Harnessing the Courage to Find Freedom
But, here I sit. In the airport, an adult, with the social knowledge, er, conditioning, that grown adults aren’t allowed to be too happy, too sad, or too much of anything without catching a raised, suspect eyebrow from those nearby.
So I restrain my want to get up and dance through the airport, and instead, I close my eyes, and allow myself to be taken by the music.
I let my eyes close and roll back and ride out the ether-driven tsunami of soul-shuddering lucidity. It is a lightness of being that, I swear, dispels any brain fog, creative roadblock, pain, or dreary mindset.
Finding freedom in the beauty of art is liberating. And my reaction to this incredible violin concerto by Piazzolla is real, raw, and fortunately for me, frequent and easy to access.
But what about you?
How do you find freedom? Creative liberation? Inspiration? How do you reinvent your motivation and passion for being human?
How do you allow yourself to react when life is so beautiful that you cannot stand it?
Do you suppress that joy? Or do you free it – and let it fly?
And if we suppress ourselves too often, do we forget how to embrace joy?

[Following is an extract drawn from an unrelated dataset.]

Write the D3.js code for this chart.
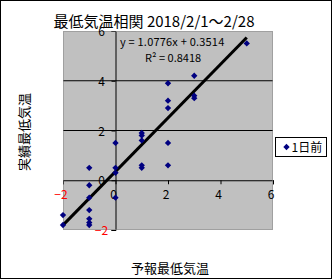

Some of the most joyful moments I remember were playing jazz gigs where I was the only white person in the bunch, or singing with an international choir, 250 members strong, so quietly, a capella, that I could hear my own, barely perceptible, inhale.
The other truly joyful moment I recall is watching children play. Children don’t hold themselves back – they are truly open to creativity and the wonder the world offers.
We can always learn from other cultures, other belief systems, and always, always, from children.
I am a white woman that sings jazz and longs to go to an African American church and just let loose singing, hands in the air. I am a white woman that is also Native American and somewhere, down deep, when I see a beautiful thing, I want it to be set free.
So I ask myself on a regular basis, am I holding myself back from true freedom, suppressing myself just because I’m a “grown up” and that’s what is expected of me?
Perhaps we can make 2015 the year we lose our self to find freedom?
Perhaps we can look at the world through the eyes of a child, and remember what it is that makes us come alive?